April 7, 2011 marks the one-year anniversary of the U.S. Department of Homeland Security’s (DHS) Open Government Plan. After a year of success, the Department’s commitment to increasing transparency, participation, and collaboration across its mission functions is stronger than ever. Since issuing the plan, the Department has made significant strides in improving collaboration with other federal agencies, as well as state, local, and tribal governments and law enforcement agencies.

DHS has fostered community involvement and participation through various Web challenges and outreach. The Department also re-launched its Open Government website, www.dhs.gov/open, to better reflect DHS efforts to improve transparency, collaboration and participation.   The new interface allows for easier navigation and provides better context for the information posted. 

Below are some successes from the first year under the DHS Open Government Plan.

Collaboration

Collaboration is an important element of preventing terrorism and enhancing security. The Department has continued to collaborate with other governments through State and Major Urban Area Fusion Centers. In addition, two of the Department’s Flagship Open Government Initiatives have fostered collaboration across federal, state, local and community organizational boundaries.

Virtual USA

Virtual USA (vUSA) has proven how vital collaboration and transparency are to critical mission success. vUSA is a collaborative effort among DHS Science & Technology, other DHS entities, and State and local emergency management agencies. The vUSA approach blends process and technology, helping agencies develop relationships and agreements among partners, while providing the data pipeline that allows agencies to easily share information. Participating agencies make their data available to others as a Web link and pull others’ links from the vUSA Prototype to display in their own map viewers. The success of vUSA rests not only on improving technical capabilities, but on encouraging trusted relationships among the community at all levels.

Following the earthquake in Haiti, survivors whose homes were destroyed were offered flights to the U.S. Because of relationships established between Florida and South Carolina as a result of their participation in vUSA, the two states shared real-time information of their major airports’ flight statuses to help determine when flights needed to be redirected due to volume. This partnership resulted in the safe, efficient passage of Haitians into the region.

National Cybersecurity Awareness Campaign

The Department is working with organizations such as the National Cyber Security Alliance, to help families understand the importance of cybersecurity. Through this collaboration, DHS is raising awareness of the shared responsibility of working together to improve personal cybersecurity, as well as the security of American cyberspace.

More on our Flagship Initiatives.

Participation

Public engagement is critical to mission success at DHS. In July 2010, DHS, at Secretary Janet Napolitano’s direction, launched a national “If You See Something, Say Something™” public awareness campaign —a simple and effective program to emphasize the importance of reporting suspicious activity to the proper transportation and law enforcement authorities.
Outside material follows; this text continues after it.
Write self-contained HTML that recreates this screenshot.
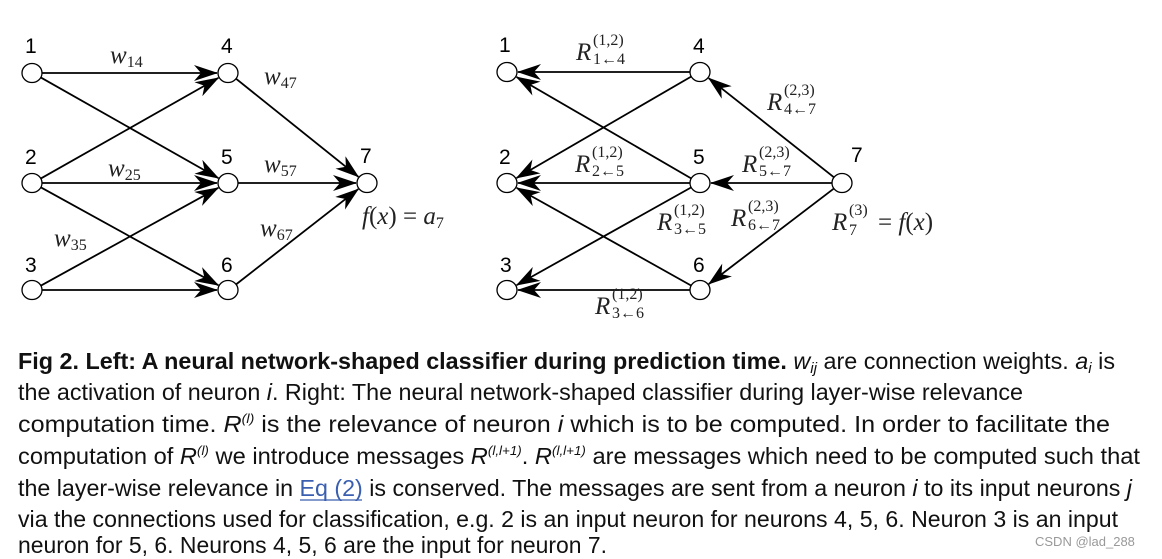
<!DOCTYPE html>
<html><head><meta charset="utf-8"><style>
html,body{margin:0;padding:0;background:#fff;width:1162px;height:559px;overflow:hidden}
svg{display:block}
.n{font-family:"Liberation Sans",sans-serif;font-size:21px;fill:#000}
.m{font-family:"Liberation Serif",serif;font-style:italic;font-size:25px;fill:#222}
.s{font-family:"Liberation Serif",serif;font-size:16px;fill:#222;font-style:normal}
.c{font-family:"Liberation Sans",sans-serif;font-size:23px;fill:#111}
.i{font-style:italic}
</style></head><body>
<svg id="g" width="1162" height="559" viewBox="0 0 1162 559" xmlns="http://www.w3.org/2000/svg">
<defs>
<marker id="a" markerWidth="26" markerHeight="16" refX="23" refY="8" orient="auto" markerUnits="userSpaceOnUse">
<path d="M0,0 L24,8 L0,16 L7,8 z" fill="#000"/>
</marker>
</defs>
<g id="edges" stroke="#000" stroke-width="1.8" fill="none"></g>
<g id="nodes" fill="#fff" stroke="#000" stroke-width="1.3"></g>
<text class="n" x="25" y="53">1</text><text class="n" x="221" y="53">4</text>
<text class="n" x="25" y="164">2</text><text class="n" x="221" y="164">5</text>
<text class="n" x="25" y="272">3</text><text class="n" x="221" y="272">6</text>
<text class="n" x="360" y="163">7</text>
<text class="n" x="499" y="52">1</text><text class="n" x="693" y="53">4</text>
<text class="n" x="499" y="164">2</text><text class="n" x="693" y="164">5</text>
<text class="n" x="500" y="272">3</text><text class="n" x="693" y="272">6</text>
<text class="n" x="851" y="162">7</text>
<text class="m" x="110" y="63">w<tspan class="s" dy="4">14</tspan></text>
<text class="m" x="264" y="84">w<tspan class="s" dy="4">47</tspan></text>
<text class="m" x="108" y="176">w<tspan class="s" dy="4">25</tspan></text>
<text class="m" x="264" y="172">w<tspan class="s" dy="4">57</tspan></text>
<text class="m" x="54" y="246">w<tspan class="s" dy="4">35</tspan></text>
<text class="m" x="260" y="236">w<tspan class="s" dy="4">67</tspan></text>
<text class="m" x="362" y="224">f<tspan font-style="normal">(</tspan>x<tspan font-style="normal">) = </tspan>a<tspan class="s" dy="4">7</tspan></text>
<g class="m">
<text x="576" y="60">R</text><text class="s" x="593" y="45">(1,2)</text><text class="s" x="593" y="64">1←4</text>
<text x="767" y="110">R</text><text class="s" x="784" y="95">(2,3)</text><text class="s" x="784" y="114">4←7</text>
<text x="575" y="172">R</text><text class="s" x="592" y="157">(1,2)</text><text class="s" x="592" y="176">2←5</text>
<text x="742" y="172">R</text><text class="s" x="759" y="157">(2,3)</text><text class="s" x="759" y="176">5←7</text>
<text x="657" y="230">R</text><text class="s" x="674" y="215">(1,2)</text><text class="s" x="674" y="234">3←5</text>
<text x="731" y="226">R</text><text class="s" x="748" y="211">(2,3)</text><text class="s" x="748" y="230">6←7</text>
<text x="832" y="230">R</text><text class="s" x="849" y="215">(3)</text><text class="s" x="849" y="235">7</text>
<text x="878" y="230"><tspan font-style="normal">= </tspan>f<tspan font-style="normal">(</tspan>x<tspan font-style="normal">)</tspan></text>
<text x="595" y="314">R</text><text class="s" x="612" y="299">(1,2)</text><text class="s" x="612" y="318">3←6</text>
</g>
<text class="c" x="18" y="369" textLength="1097" lengthAdjust="spacingAndGlyphs"><tspan font-weight="bold">Fig 2.  Left: A neural network-shaped classifier during prediction time.</tspan> <tspan class="i">w</tspan><tspan class="i" font-size="15" dy="4">ij</tspan><tspan dy="-4"> are connection weights. </tspan><tspan class="i">a</tspan><tspan class="i" font-size="15" dy="4">i</tspan><tspan dy="-4"> is</tspan></text>
<text class="c" x="18" y="400" textLength="1005" lengthAdjust="spacingAndGlyphs">the activation of neuron <tspan class="i">i</tspan>. Right: The neural network-shaped classifier during layer-wise relevance</text>
<text class="c" x="18" y="432" textLength="1092" lengthAdjust="spacingAndGlyphs">computation time. <tspan class="i">R</tspan><tspan class="i" font-size="13" dy="-9">(l)</tspan><tspan dy="9"> is the relevance of neuron </tspan><tspan class="i">i</tspan> which is to be computed. In order to facilitate the</text>
<text class="c" x="18" y="464" textLength="1122" lengthAdjust="spacingAndGlyphs">computation of <tspan class="i">R</tspan><tspan class="i" font-size="13" dy="-9">(l)</tspan><tspan dy="9"> we introduce messages </tspan><tspan class="i">R</tspan><tspan class="i" font-size="13" dy="-9">(l,l+1)</tspan><tspan dy="9">. </tspan><tspan class="i">R</tspan><tspan class="i" font-size="13" dy="-9">(l,l+1)</tspan><tspan dy="9"> are messages which need to be computed such that</tspan></text>
<text class="c" x="18" y="496" textLength="1114" lengthAdjust="spacingAndGlyphs">the layer-wise relevance in <tspan fill="#3a5fb0">Eq (2)</tspan> is conserved. The messages are sent from a neuron <tspan class="i">i</tspan> to its input neurons <tspan class="i">j</tspan></text>
<line x1="300" y1="500" x2="362" y2="500" stroke="#3a5fb0" stroke-width="1.3"/>
<text class="c" x="18" y="527" textLength="1100" lengthAdjust="spacingAndGlyphs">via the connections used for classification, e.g. 2 is an input neuron for neurons 4, 5, 6. Neuron 3 is an input</text>
<text class="c" x="18" y="553" textLength="589" lengthAdjust="spacingAndGlyphs">neuron for 5, 6. Neurons 4, 5, 6 are the input for neuron 7.</text>
<text x="1035" y="546" font-family="Liberation Sans,sans-serif" font-size="13" fill="#999">CSDN @lad_288</text>
</svg>
<script>
var NS="http://www.w3.org/2000/svg";
var L={1:[32,73],4:[228,73],2:[32,183],5:[228,183],3:[32,290],6:[228,290],7:[367,183]};
var R={1:[507,72],4:[700,72],2:[507,183],5:[700,183],3:[507,290],6:[700,290],7:[842,183]};
var le=[[1,4],[1,5],[2,4],[2,5],[2,6],[3,5],[3,6],[4,7],[5,7],[6,7]];
var eg=document.getElementById("edges"),ng=document.getElementById("nodes");
function edge(P,a,b){var p=P[a],q=P[b],dx=q[0]-p[0],dy=q[1]-p[1],d=Math.hypot(dx,dy),ux=dx/d,uy=dy/d;
var l=document.createElementNS(NS,"line");l.setAttribute("x1",p[0]+ux*10);l.setAttribute("y1",p[1]+uy*9);
l.setAttribute("x2",q[0]-ux*11);l.setAttribute("y2",q[1]-uy*10);l.setAttribute("marker-end","url(#a)");eg.appendChild(l);}
le.forEach(function(e){edge(L,e[0],e[1]);edge(R,e[1],e[0]);});
[L,R].forEach(function(P){for(var k in P){var c=document.createElementNS(NS,"ellipse");c.setAttribute("cx",P[k][0]);c.setAttribute("cy",P[k][1]);c.setAttribute("rx",10);c.setAttribute("ry",9.5);ng.appendChild(c);}});
</script>
</body></html>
The campaign was originally used by New York’s Metropolitan Transportation Authority (MTA), which has licensed the use of the slogan to DHS to help with anti-terrorism and anti-crime efforts.

Most recently the Department launched the campaign with the NCAA and plans to continue its partnerships in the coming weeks and months.
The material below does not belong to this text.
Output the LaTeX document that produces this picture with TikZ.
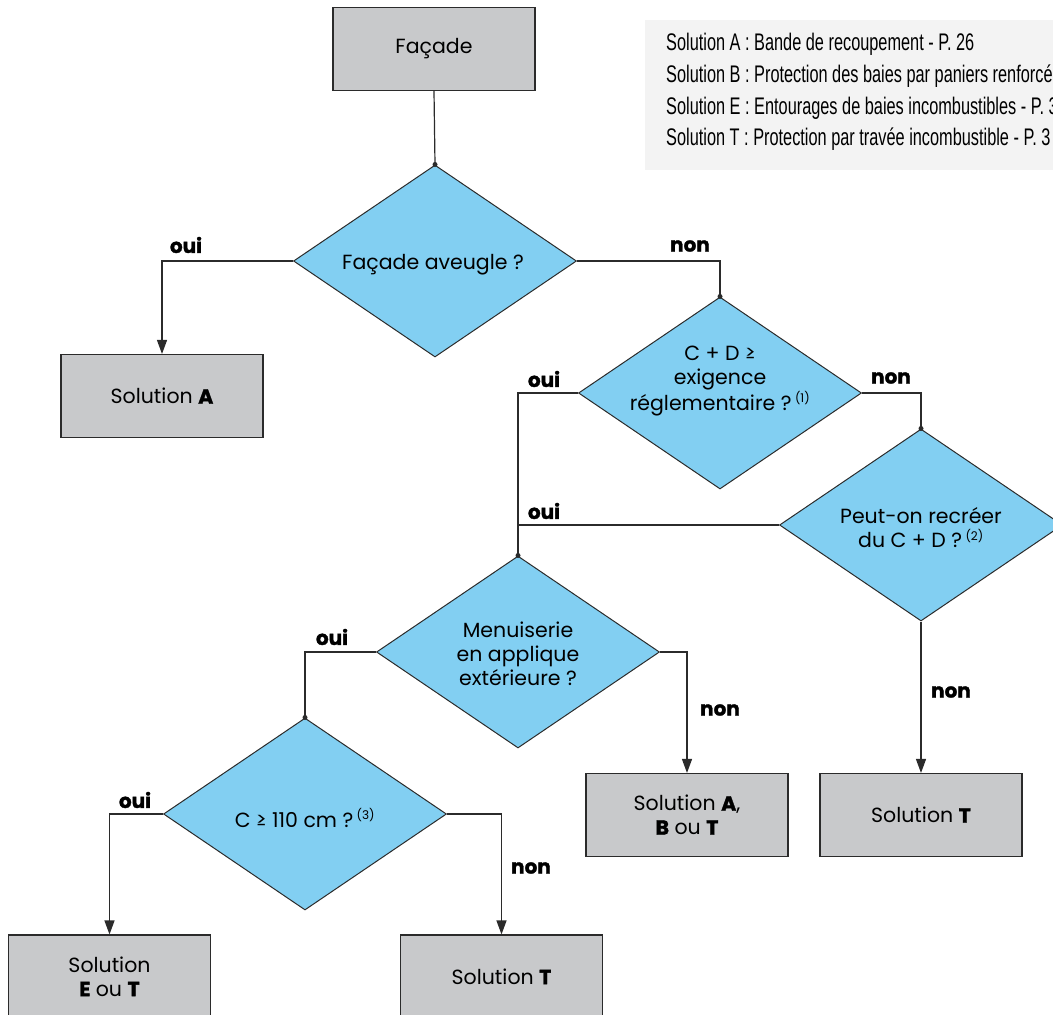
\documentclass[tikz,border=0pt]{standalone}
\usepackage{fontspec}
\setmainfont{Poppins}[BoldFeatures={FakeBold=1.5}]
\newfontfamily\condfont[FakeStretch=0.68]{Liberation Sans}
\usetikzlibrary{shapes.geometric,arrows.meta}
\definecolor{boxgray}{HTML}{C8C9CB}
\definecolor{dblue}{HTML}{82CFF2}
\definecolor{linec}{HTML}{2B2B2B}
\definecolor{leggray}{HTML}{F3F3F3}
\newcommand{\fnote}[1]{\textsuperscript{\fontsize{12}{12}\selectfont #1}}
\begin{document}
\begin{tikzpicture}[x=1pt,y=-1pt,
  sol/.style={draw=linec, line width=1.1pt, fill=boxgray, minimum width=202pt, minimum height=83pt, inner sep=0pt, align=center, font=\fontsize{20.5}{24}\selectfont},
  dec/.style={diamond, draw=linec, line width=1pt, fill=dblue, minimum width=283pt, minimum height=192pt, inner sep=0pt},
  dtxt/.style={align=center, font=\fontsize{20.5}{24}\selectfont, inner sep=0pt},
  conn/.style={draw=linec, line width=1.2pt},
  arr/.style={conn, -{Triangle[width=10pt,length=14pt]}},
  yn/.style={font=\bfseries\fontsize{20}{22}\selectfont, inner sep=0pt},
  jdot/.style={circle, fill=linec, inner sep=0pt, minimum size=5pt},
  leg/.style={anchor=west, inner sep=0pt, font=\condfont\fontsize{24}{26}\selectfont}
]
\useasboundingbox (0,0) rectangle (1053,1015);
% legend
\node[fill=leggray, anchor=north west, minimum width=420pt, minimum height=150pt, inner sep=0pt] (legbg) at (645,20) {};
\node[leg] (l1) at (666,44) {Solution A : Bande de recoupement - P. 26};
\node[leg] (l2) at (666,76) {Solution B : Protection des baies par paniers renforcés};
\node[leg] (l3) at (666,108) {Solution E : Entourages de baies incombustibles - P. 3};
\node[leg] (l4) at (666,139) {Solution T : Protection par travée incombustible - P. 3};

% boxes
\node[sol] (fac) at (434,49) {Façade};
\node[sol] (sa) at (162,396) {Solution \textbf{A}};
\node[sol] (st1) at (921,815) {Solution \textbf{T}};
\node[sol] (sabt) at (687,815) {Solution \textbf{A},\\\textbf{B} ou \textbf{T}};
\node[sol] (set) at (109.5,976.5) {Solution\\\textbf{E} ou \textbf{T}};
\node[sol] (st2) at (501.5,976.5) {Solution \textbf{T}};

% diamonds
\node[dec] (d1) at (435,261) {};
\node[dtxt] (d1t) at (433,265) {Façade aveugle ?};
\node[dec] (d2) at (720,393) {};
\node[dtxt] (d2t) at (720,381) {C + D ≥\\exigence\\réglementaire ?\,\fnote{(1)}};
\node[dec] (d4) at (921,525) {};
\node[dtxt] (d4t) at (921,528) {Peut-on recréer\\du C + D ?\,\fnote{(2)}};
\node[dec] (d3) at (518,652) {};
\node[dtxt] (d3t) at (518,654) {Menuiserie\\en applique\\extérieure ?};
\node[dec] (d5) at (305,814) {};
\node[dtxt] (d5t) at (305,818) {C ≥ 110 cm ?\,\fnote{(3)}};

% connectors
\draw[conn] (fac.south) -- (d1.north);
\draw[arr] (d1.west) -| (sa.north);
\draw[conn] (d1.east) -| (d2.north);
\draw[conn] (d2.west) -| (d3.north);
\draw[conn] (d2.east) -| (d4.north);
\draw[conn] (d4.west) -- (d4.west -| d3.north);
\draw[arr] (d4.south) -- (st1.north);
\draw[conn] (d3.west) -| (d5.north);
\draw[arr] (d3.east) -| (sabt.north);
\draw[arr] (d5.west) -| (set.north);
\draw[arr] (d5.east) -| (st2.north);

% junction dots
\node[jdot] (j1) at (d1.north) {};
\node[jdot] (j2) at (d2.north) {};
\node[jdot] (j3) at (d4.north) {};
\node[jdot] (j4) at (d3.north) {};
\node[jdot] (j5) at (d5.north) {};

% labels
\node[yn] (o1) at (186,245) {oui};
\node[yn] (n1) at (690,246) {non};
\node[yn] (o2) at (544,379) {oui};
\node[yn] (n2) at (891,378) {non};
\node[yn] (o3) at (544,511) {oui};
\node[yn] (n4) at (951,692) {non};
\node[yn] (o4) at (332,637) {oui};
\node[yn] (n3) at (720,710) {non};
\node[yn] (o5) at (135,800) {oui};
\node[yn] (n5) at (531,868) {non};
\end{tikzpicture}
\end{document}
In order to leverage the vast experiences of the American people, DHS and its component agencies have embraced the Open Government concept of public participation through Web challenges. These challenges encourage the American people to use their expertise and creativity to help DHS inform the public on pressing issues of security and resiliency.

The Department has launched three challenges to engage the public in the shared responsibility of homeland security. The National Cybersecurity Challenge, Stop.Think.Connect, asked the public to develop 30-60 minute video clips to raise awareness about the dangers associated with cyber space. FEMA hosted the Disaster Preparedness Challenge to generate ideas to improve disaster preparedness across the country. The Office of General Council is conducting a review to determine whether DHS should modify, streamline, expand, or repeal any regulations. The goal is to make the Department's regulatory program more effective or less burdensome, while still achieving regulatory objectives.

Transparency

A transparency tool developed by the Transportation Security Administration (TSA) was recently named the “Best Government Mobile App” by the American Council for Technology and Industry Advisory Council. The innovative MyTSA mobile Web and iPhone application allows users to check which airports are experiencing delays; type in items to find out if they are permitted on board; view security wait times; and review a consolidated guide to the most frequently requested security information, including rules for carry-on items and tips for how to dress and pack to minimize security time.

To get MyTSA on your mobile device, type in www.tsa.gov/mobile.

You can find the MyTSA iPhone app on iTunes.

Supporting the Department's Proactive Disclosure of Information, the historical daily schedules of Secretary Napolitano and other senior leadership have been posted to the FOIA library.